H.R. 3225 would authorize five Indian tribes located in Oregon to lease, sell, or otherwise transfer any real property owned by those tribes that is not held in trust by the United States for the benefit of those tribes. Under current law, those tribes are prohibited from leasing, selling, or otherwise transferring any land, whether or not the government holds it in trust for their benefit, without specific Congressional approval.
Because H.R. 3225 would not affect land that has any associated costs or benefits to the federal government, CBO estimates that enacting the bill would have no effect on the federal budget.

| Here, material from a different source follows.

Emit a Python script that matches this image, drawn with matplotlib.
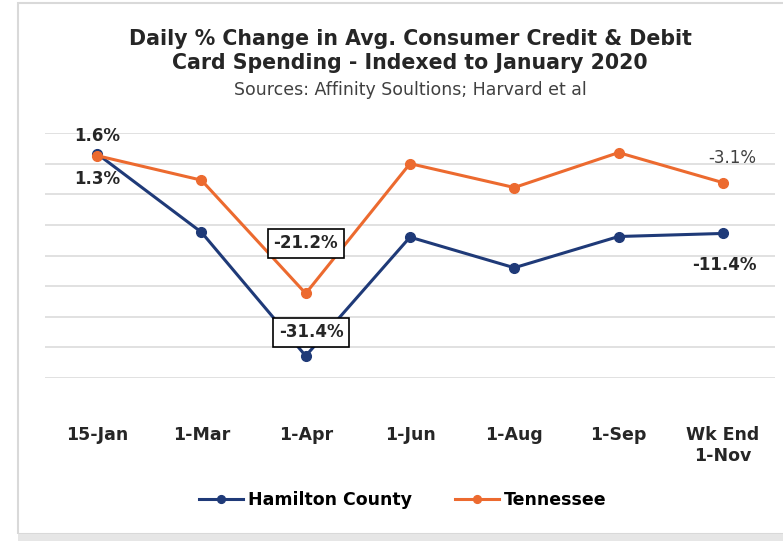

Enacting H.R. 3225 would not affect direct spending or revenues; therefore, pay-as-you-go procedures do not apply.
CBO estimates that enacting H.R. 3225 would not increase net direct spending or on-budget deficits in any of the four consecutive 10-year periods beginning in 2028.
H.R. 3225 contains no intergovernmental or private-sector mandates as defined in the Unfunded Mandates Reform Act. The bill would benefit the Confederated Tribes of Coos, Lower Umpqua, and Siuslaw Indians, the Confederated Tribes of the Grand Ronde Community of Oregon, the Confederated Tribes of Siletz Indians of Oregon, the Confederated Tribes of Warm Springs, and the Cow Creek Band of Umpqua Tribe of Indians by allowing the tribes to lease or transfer some land.
On January 5, 2018, CBO transmitted a cost estimate for S. 1285 as ordered reported by the House Committee on Natural Resources on December 13, 2017. The two pieces of legislation are similar (S. 1285 would affect seven tribes whereas H.R. 3225 would affect five tribes), and CBO’s estimates of their budgetary effects are the same.